(Stated task):
Take the lines of the data below from the very first through the line containing "from matplotlib.ticker import" and output them exactly, pictures excluded.

(Raw data):
>> begin

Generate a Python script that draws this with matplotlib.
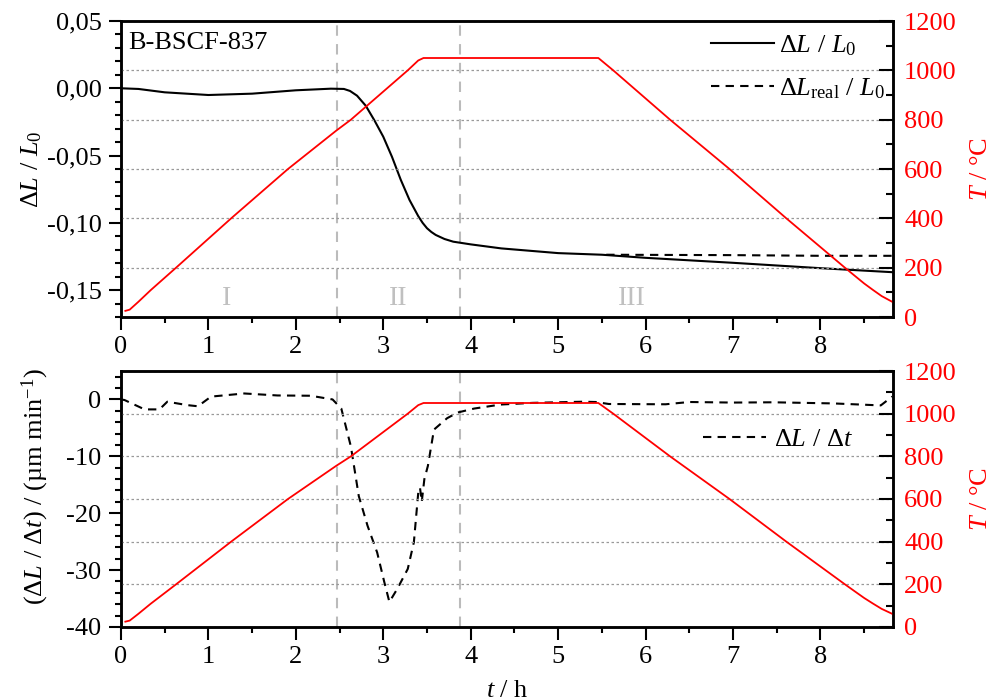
import matplotlib
matplotlib.use('Agg')
import matplotlib.pyplot as plt
from matplotlib.ticker import MultipleLocator, FuncFormatter

plt.rcParams['font.family'] = ['Liberation Serif', 'DejaVu Serif']
plt.rcParams['mathtext.fontset'] = 'custom'
plt.rcParams['mathtext.rm'] = 'Liberation Serif'
plt.rcParams['mathtext.it'] = 'Liberation Serif:italic'
plt.rcParams['font.size'] = 19
plt.rcParams['axes.unicode_minus'] = False

# Temperatur-Programm (rote Kurve, beide Diagramme)
t_temp = [0.05, 0.1, 0.2, 0.34, 0.63, 1.26, 1.91, 2.46, 2.63, 3.28, 3.4, 3.46, 5.46, 5.63,
          6.28, 6.96, 7.61, 8.28, 8.4, 8.5, 8.6, 8.7, 8.83]
temp = [25, 30, 62, 109, 200, 400, 600, 755, 800, 1000, 1040, 1050, 1050, 1000,
        800, 600, 400, 200, 165, 136, 110, 85, 60]

# relative Längenänderung
t_dl = [0, 0.2, 0.5, 1.0, 1.5, 2.0, 2.4, 2.55, 2.62, 2.7, 2.8, 2.9, 3.0, 3.1, 3.2, 3.3, 3.4,
        3.45, 3.5, 3.55, 3.6, 3.7, 3.8, 4.0, 4.35, 5.0, 5.5, 6.0, 7.0, 8.0, 8.83]
dl = [0, -0.0005, -0.003, -0.005, -0.004, -0.0015, -0.0003, -0.0005, -0.002, -0.0055, -0.013,
      -0.024, -0.036, -0.051, -0.068, -0.083, -0.095, -0.1, -0.104, -0.1068, -0.109, -0.112,
      -0.114, -0.116, -0.119, -0.1225, -0.1237, -0.126, -0.1297, -0.1337, -0.1367]

t_real = [5.55, 6.0, 7.0, 8.0, 8.83]
dl_real = [-0.1237, -0.1238, -0.124, -0.1245, -0.1245]

# Längenänderungsrate
t_rate = [0, 0.04, 0.27, 0.44, 0.53, 0.76, 0.88, 1.03, 1.41, 1.79, 2.17, 2.42, 2.52, 2.63,
          2.72, 2.82, 2.93, 3.01, 3.07, 3.16, 3.28, 3.35, 3.4, 3.42, 3.44, 3.47, 3.51, 3.58,
          3.73, 3.85, 4.04, 4.34, 4.71, 5.28, 5.43, 5.58, 6.23, 6.5, 7.0, 7.46, 8.15, 8.69, 8.82]
rate = [0, -0.1, -1.75, -1.75, -0.4, -1.0, -1.2, 0.5, 1.05, 0.7, 0.65, 0, -1.6, -8.3,
        -17, -22.2, -26.9, -32, -35.6, -33.3, -29.8, -25.1, -16.4, -15.5, -18, -14, -11.7, -5.3,
        -3.3, -2.3, -1.6, -0.9, -0.6, -0.4, -0.45, -0.8, -0.85, -0.45, -0.55, -0.5, -0.7, -1.05, 0.5]

phase_borders = [2.47, 3.88]
phase_names = ['I', 'II', 'III']
phase_pos = [1.21, 3.17, 5.84]

fig = plt.figure(figsize=(9.94, 7), dpi=100)
ax1 = fig.add_axes([0.1217, 0.5471, 0.7767, 0.4229])
ax3 = fig.add_axes([0.1217, 0.1043, 0.7767, 0.3657])
ax2 = ax1.twinx()
ax4 = ax3.twinx()

comma = FuncFormatter(lambda v, p: ('%.2f' % v).replace('.', ',').replace('-0,00', '0,00'))

for ax in (ax1, ax3):
    ax.set_xlim(0, 8.83)
    ax.xaxis.set_major_locator(MultipleLocator(1))
    ax.xaxis.set_minor_locator(MultipleLocator(0.5))
    ax.tick_params(which='both', direction='out', width=1.5, top=False, right=False, pad=5)
    ax.tick_params(which='major', length=9)
    ax.tick_params(which='minor', length=4)
    for x in phase_borders:
        ax.axvline(x, color='#bbbbbb', lw=1.5, ls=(0, (5, 4)), zorder=1)
    for s in ax.spines.values():
        s.set_linewidth(1.8)

for ax in (ax2, ax4):
    ax.set_ylim(0, 1200)
    ax.yaxis.set_major_locator(MultipleLocator(200))
    ax.yaxis.set_minor_locator(MultipleLocator(100))
    ax.tick_params(which='both', direction='in', width=1.5, colors='black', labelcolor='red', pad=8)
    ax.tick_params(which='major', length=10)
    ax.tick_params(which='minor', length=5)
    ax.grid(axis='y', color='#999999', ls=(0, (2, 2)), lw=0.9)
    ax.plot(t_temp, temp, color='red', lw=1.3)
    ax.set_ylabel(r'$T$ / °C', color='red')
    ax.yaxis.set_label_coords(1.1, 0.5)
    for s in ax.spines.values():
        s.set_linewidth(1.8)

# oberes Diagramm
ax1.set_ylim(-0.17, 0.05)
ax1.yaxis.set_major_locator(MultipleLocator(0.05))
ax1.yaxis.set_minor_locator(MultipleLocator(0.01))
ax1.yaxis.set_major_formatter(comma)
ax1.plot(t_dl, dl, color='black', lw=1.5, label=r'$\Delta L$ / $L_0$')
ax1.plot(t_real, dl_real, color='black', lw=1.5, dashes=(4, 3), label=r'$\Delta L_{\mathrm{real}}$ / $L_0$')
ax1.set_ylabel(r'$\Delta L$ / $L_0$')
ax1.yaxis.set_label_coords(-0.1, 0.5)
ax1.text(0.009, 0.926, 'B-BSCF-837', transform=ax1.transAxes, va='center', ha='left')
for name, x in zip(phase_names, phase_pos):
    ax1.text(x, -0.156, name, color='#c0c0c0', ha='center', va='center', fontsize=20)
h, l = ax1.get_legend_handles_labels()
ax2.legend(h, l, loc='upper left', bbox_to_anchor=(0.757, 0.976), frameon=False,
           borderaxespad=0, borderpad=0.2, handlelength=2.4, handletextpad=0.2, labelspacing=0.7)

# unteres Diagramm
ax3.set_ylim(-40, 5)
ax3.yaxis.set_major_locator(MultipleLocator(10))
ax3.yaxis.set_minor_locator(MultipleLocator(2))
ax3.plot(t_rate, rate, color='black', lw=1.5, dashes=(4, 3), label=r'$\Delta L$ / $\Delta t$')
ax3.set_ylabel(r'($\Delta L$ / $\Delta t$) / (µm min$^{-1}$)')
ax3.yaxis.set_label_coords(-0.09, 0.547)
ax3.set_xlabel(r'$t$ / h', labelpad=8)
h, l = ax3.get_legend_handles_labels()
ax4.legend(h, l, loc='upper left', bbox_to_anchor=(0.747, 0.8), frameon=False,
           borderaxespad=0, borderpad=0.2, handlelength=2.4, handletextpad=0.3)

fig.savefig('out.png', dpi=100)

>> end

(Exercise output):
Generate a Python script that draws this with matplotlib.
import matplotlib
matplotlib.use('Agg')
import matplotlib.pyplot as plt
from matplotlib.ticker import MultipleLocator, FuncFormatter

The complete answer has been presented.